What the exercise asks — Only the lines from the start of the data through the line with "const barWidth = 0.9;" belong in the copy. Restate them word for word, minus the pictures.
# # # #
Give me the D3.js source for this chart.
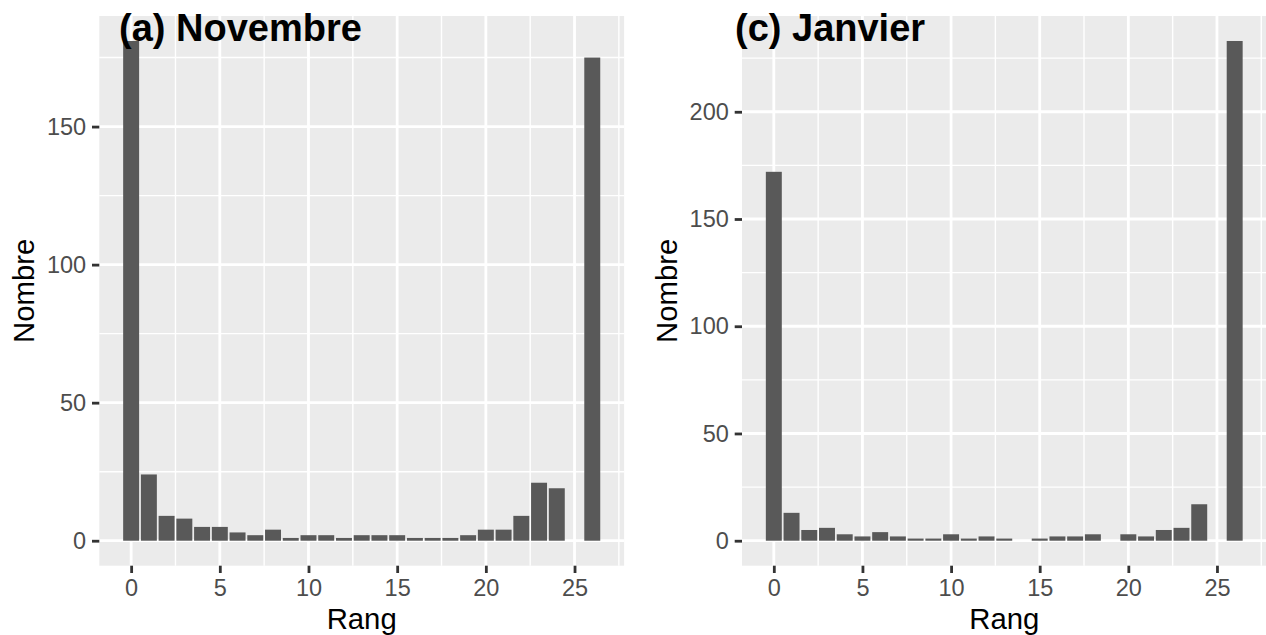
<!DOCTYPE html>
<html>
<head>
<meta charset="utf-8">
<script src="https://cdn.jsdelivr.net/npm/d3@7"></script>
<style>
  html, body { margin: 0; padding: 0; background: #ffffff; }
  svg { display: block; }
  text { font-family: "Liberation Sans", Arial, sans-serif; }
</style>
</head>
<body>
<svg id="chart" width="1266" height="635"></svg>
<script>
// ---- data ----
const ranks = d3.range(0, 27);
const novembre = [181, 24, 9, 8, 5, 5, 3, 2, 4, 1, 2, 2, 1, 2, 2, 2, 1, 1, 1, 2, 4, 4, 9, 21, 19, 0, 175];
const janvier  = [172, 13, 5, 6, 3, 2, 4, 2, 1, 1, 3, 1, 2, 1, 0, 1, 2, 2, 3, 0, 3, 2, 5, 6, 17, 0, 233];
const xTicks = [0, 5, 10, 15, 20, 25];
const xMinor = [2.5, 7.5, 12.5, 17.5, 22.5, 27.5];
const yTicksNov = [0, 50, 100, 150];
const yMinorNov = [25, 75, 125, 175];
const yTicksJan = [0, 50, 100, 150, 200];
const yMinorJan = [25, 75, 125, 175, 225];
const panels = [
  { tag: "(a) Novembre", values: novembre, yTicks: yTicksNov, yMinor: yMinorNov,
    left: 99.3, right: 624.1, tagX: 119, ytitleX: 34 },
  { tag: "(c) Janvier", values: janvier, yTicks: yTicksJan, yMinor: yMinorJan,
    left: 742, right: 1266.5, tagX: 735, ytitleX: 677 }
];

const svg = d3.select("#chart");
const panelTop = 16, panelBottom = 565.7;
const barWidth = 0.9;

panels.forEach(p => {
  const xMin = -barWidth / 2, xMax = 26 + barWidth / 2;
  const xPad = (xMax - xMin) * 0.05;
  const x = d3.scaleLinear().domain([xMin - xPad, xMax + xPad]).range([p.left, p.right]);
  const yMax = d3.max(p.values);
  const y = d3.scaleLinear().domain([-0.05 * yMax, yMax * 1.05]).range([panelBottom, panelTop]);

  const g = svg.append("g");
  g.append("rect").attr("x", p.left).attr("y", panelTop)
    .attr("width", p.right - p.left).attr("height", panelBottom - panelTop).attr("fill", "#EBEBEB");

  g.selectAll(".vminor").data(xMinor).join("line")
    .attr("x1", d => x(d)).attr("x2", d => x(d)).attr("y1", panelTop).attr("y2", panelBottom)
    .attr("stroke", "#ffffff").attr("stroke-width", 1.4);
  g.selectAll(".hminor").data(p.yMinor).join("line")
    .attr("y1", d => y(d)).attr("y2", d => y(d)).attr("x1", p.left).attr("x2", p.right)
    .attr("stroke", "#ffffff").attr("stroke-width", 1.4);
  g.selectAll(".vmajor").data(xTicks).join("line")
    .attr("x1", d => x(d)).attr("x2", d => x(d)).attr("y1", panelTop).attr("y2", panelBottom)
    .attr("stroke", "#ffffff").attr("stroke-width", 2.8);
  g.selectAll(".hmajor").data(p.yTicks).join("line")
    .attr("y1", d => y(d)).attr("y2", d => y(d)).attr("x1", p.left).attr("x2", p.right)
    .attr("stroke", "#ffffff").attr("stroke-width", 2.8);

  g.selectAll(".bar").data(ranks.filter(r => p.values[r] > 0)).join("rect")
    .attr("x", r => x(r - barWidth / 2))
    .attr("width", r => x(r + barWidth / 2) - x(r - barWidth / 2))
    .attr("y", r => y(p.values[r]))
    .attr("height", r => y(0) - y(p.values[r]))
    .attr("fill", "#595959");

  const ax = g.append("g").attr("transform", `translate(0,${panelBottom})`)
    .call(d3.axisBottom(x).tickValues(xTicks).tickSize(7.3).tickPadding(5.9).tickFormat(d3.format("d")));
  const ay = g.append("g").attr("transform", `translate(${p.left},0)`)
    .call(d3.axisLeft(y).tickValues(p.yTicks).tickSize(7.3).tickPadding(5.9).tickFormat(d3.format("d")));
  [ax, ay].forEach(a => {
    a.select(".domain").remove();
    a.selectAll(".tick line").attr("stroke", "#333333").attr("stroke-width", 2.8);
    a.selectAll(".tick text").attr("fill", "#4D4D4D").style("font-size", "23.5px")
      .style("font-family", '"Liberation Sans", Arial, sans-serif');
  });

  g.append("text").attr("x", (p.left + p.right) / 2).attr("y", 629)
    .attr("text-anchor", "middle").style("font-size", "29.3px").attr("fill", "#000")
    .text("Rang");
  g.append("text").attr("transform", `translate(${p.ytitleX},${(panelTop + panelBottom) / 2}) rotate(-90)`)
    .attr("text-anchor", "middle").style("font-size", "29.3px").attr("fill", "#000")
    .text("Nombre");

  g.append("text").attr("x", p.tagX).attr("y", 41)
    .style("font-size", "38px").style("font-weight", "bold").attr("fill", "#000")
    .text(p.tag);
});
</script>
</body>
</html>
# # # #
Full response —
Give me the D3.js source for this chart.
<!DOCTYPE html>
<html>
<head>
<meta charset="utf-8">
<script src="https://cdn.jsdelivr.net/npm/d3@7"></script>
<style>
  html, body { margin: 0; padding: 0; background: #ffffff; }
  svg { display: block; }
  text { font-family: "Liberation Sans", Arial, sans-serif; }
</style>
</head>
<body>
<svg id="chart" width="1266" height="635"></svg>
<script>
// ---- data ----
const ranks = d3.range(0, 27);
const novembre = [181, 24, 9, 8, 5, 5, 3, 2, 4, 1, 2, 2, 1, 2, 2, 2, 1, 1, 1, 2, 4, 4, 9, 21, 19, 0, 175];
const janvier  = [172, 13, 5, 6, 3, 2, 4, 2, 1, 1, 3, 1, 2, 1, 0, 1, 2, 2, 3, 0, 3, 2, 5, 6, 17, 0, 233];
const xTicks = [0, 5, 10, 15, 20, 25];
const xMinor = [2.5, 7.5, 12.5, 17.5, 22.5, 27.5];
const yTicksNov = [0, 50, 100, 150];
const yMinorNov = [25, 75, 125, 175];
const yTicksJan = [0, 50, 100, 150, 200];
const yMinorJan = [25, 75, 125, 175, 225];
const panels = [
  { tag: "(a) Novembre", values: novembre, yTicks: yTicksNov, yMinor: yMinorNov,
    left: 99.3, right: 624.1, tagX: 119, ytitleX: 34 },
  { tag: "(c) Janvier", values: janvier, yTicks: yTicksJan, yMinor: yMinorJan,
    left: 742, right: 1266.5, tagX: 735, ytitleX: 677 }
];

const svg = d3.select("#chart");
const panelTop = 16, panelBottom = 565.7;
const barWidth = 0.9;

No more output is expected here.